-- START Available records --
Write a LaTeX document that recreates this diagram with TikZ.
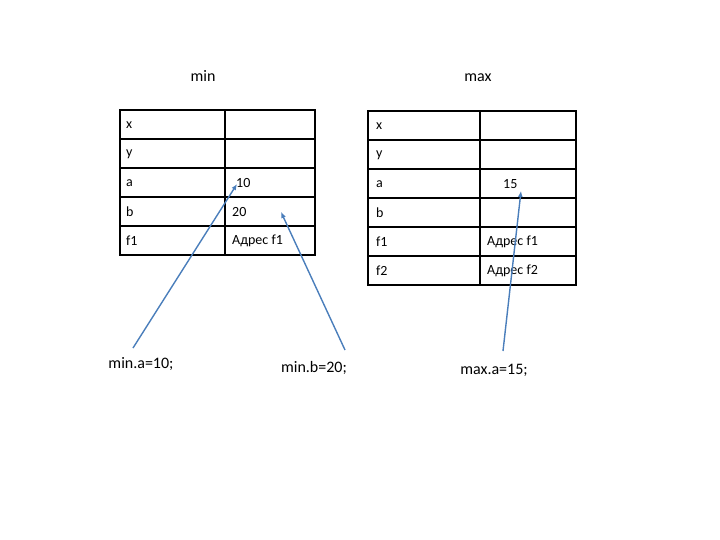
\documentclass[tikz,border=0pt]{standalone}
\usepackage{fontspec}
\usetikzlibrary{arrows.meta}
\setmainfont{Carlito}
\definecolor{arrc}{HTML}{4A7EBB}
\begin{document}
\begin{tikzpicture}[x=1pt,y=-1pt,
  cell/.style={draw,line width=1.6pt},
  lbl/.style={font=\fontsize{14}{16}\selectfont,anchor=west,inner sep=0},
  big/.style={font=\fontsize{16}{18}\selectfont,inner sep=0},
  arr/.style={draw=arrc,line width=1.4pt,-{Latex[length=6pt,width=5pt]}}]
\useasboundingbox (0,0) rectangle (720,540);
% left table
\foreach \y in {110,139,168,197,226}{
  \draw[cell] (120,\y) rectangle (225,\y+29);
  \draw[cell] (225,\y) rectangle (315,\y+29);}
% right table
\foreach \y in {111,140,169,198,227,256}{
  \draw[cell] (368,\y) rectangle (480,\y+29);
  \draw[cell] (480,\y) rectangle (576,\y+29);}
\node[big] (tmin) at (203,76) {min};
\node[big] (tmax) at (478,78) {max};
\node[lbl] (lx) at (126,125) {x};
\node[lbl] (ly) at (126,154) {y};
\node[lbl] (la) at (126,183) {a};
\node[lbl] (lb) at (126,212) {b};
\node[lbl] (lf) at (126,241) {f1};
\node[lbl] (v10) at (236,183) {10};
\node[lbl] (v20) at (232,212) {20};
\node[lbl] (vf1) at (232,241) {Адрес f1};
\node[lbl] (rx) at (376,126) {x};
\node[lbl] (ry) at (376,155) {y};
\node[lbl] (ra) at (376,184) {a};
\node[lbl] (rb) at (376,213) {b};
\node[lbl] (rf1) at (376,242) {f1};
\node[lbl] (rf2) at (376,271) {f2};
\node[lbl] (v15) at (503,184) {15};
\node[lbl] (wf1) at (487,242) {Адрес f1};
\node[lbl] (wf2) at (487,271) {Адрес f2};
\node[big] (ma) at (141,364) {min.a=10;};
\node[big] (mb) at (314,368) {min.b=20;};
\node[big] (xa) at (494,370) {max.a=15;};
\coordinate (pa) at (237,184);
\coordinate (pb) at (281,212);
\coordinate (pc) at (521,191);
\coordinate (sa) at (133,348);
\coordinate (sb) at (345,350);
\coordinate (sc) at (503,351);
\draw[arr] (sa) -- (pa);
\draw[arr] (sb) -- (pb);
\draw[arr] (sc) -- (pc);
\end{tikzpicture}
\end{document}
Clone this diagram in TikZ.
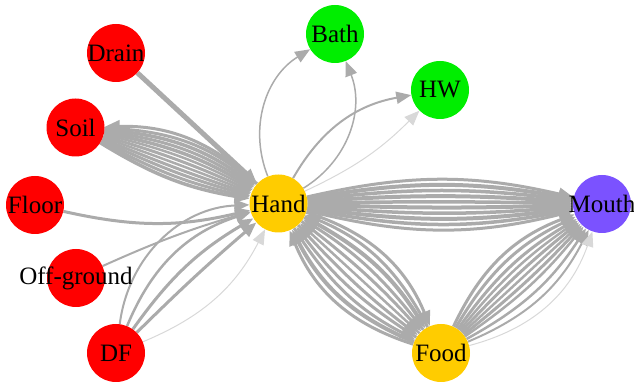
-- END Available records --
* Aim of the task
Repeat each entry above word for word, leaving every picture out.

* Response to the exercise
Write a LaTeX document that recreates this diagram with TikZ.
\documentclass[tikz,border=0pt]{standalone}
\usepackage{fontspec}
\usetikzlibrary{arrows.meta}
\setmainfont{Carlito}
\definecolor{arrc}{HTML}{4A7EBB}
\begin{document}
\begin{tikzpicture}[x=1pt,y=-1pt,
  cell/.style={draw,line width=1.6pt},
  lbl/.style={font=\fontsize{14}{16}\selectfont,anchor=west,inner sep=0},
  big/.style={font=\fontsize{16}{18}\selectfont,inner sep=0},
  arr/.style={draw=arrc,line width=1.4pt,-{Latex[length=6pt,width=5pt]}}]
\useasboundingbox (0,0) rectangle (720,540);
% left table
\foreach \y in {110,139,168,197,226}{
  \draw[cell] (120,\y) rectangle (225,\y+29);
  \draw[cell] (225,\y) rectangle (315,\y+29);}
% right table
\foreach \y in {111,140,169,198,227,256}{
  \draw[cell] (368,\y) rectangle (480,\y+29);
  \draw[cell] (480,\y) rectangle (576,\y+29);}
\node[big] (tmin) at (203,76) {min};
\node[big] (tmax) at (478,78) {max};
\node[lbl] (lx) at (126,125) {x};
\node[lbl] (ly) at (126,154) {y};
\node[lbl] (la) at (126,183) {a};
\node[lbl] (lb) at (126,212) {b};
\node[lbl] (lf) at (126,241) {f1};
\node[lbl] (v10) at (236,183) {10};
\node[lbl] (v20) at (232,212) {20};
\node[lbl] (vf1) at (232,241) {Адрес f1};
\node[lbl] (rx) at (376,126) {x};
\node[lbl] (ry) at (376,155) {y};
\node[lbl] (ra) at (376,184) {a};
\node[lbl] (rb) at (376,213) {b};
\node[lbl] (rf1) at (376,242) {f1};
\node[lbl] (rf2) at (376,271) {f2};
\node[lbl] (v15) at (503,184) {15};
\node[lbl] (wf1) at (487,242) {Адрес f1};
\node[lbl] (wf2) at (487,271) {Адрес f2};
\node[big] (ma) at (141,364) {min.a=10;};
\node[big] (mb) at (314,368) {min.b=20;};
\node[big] (xa) at (494,370) {max.a=15;};
\coordinate (pa) at (237,184);
\coordinate (pb) at (281,212);
\coordinate (pc) at (521,191);
\coordinate (sa) at (133,348);
\coordinate (sb) at (345,350);
\coordinate (sc) at (503,351);
\draw[arr] (sa) -- (pa);
\draw[arr] (sb) -- (pb);
\draw[arr] (sc) -- (pc);
\end{tikzpicture}
\end{document}
Clone this diagram in TikZ.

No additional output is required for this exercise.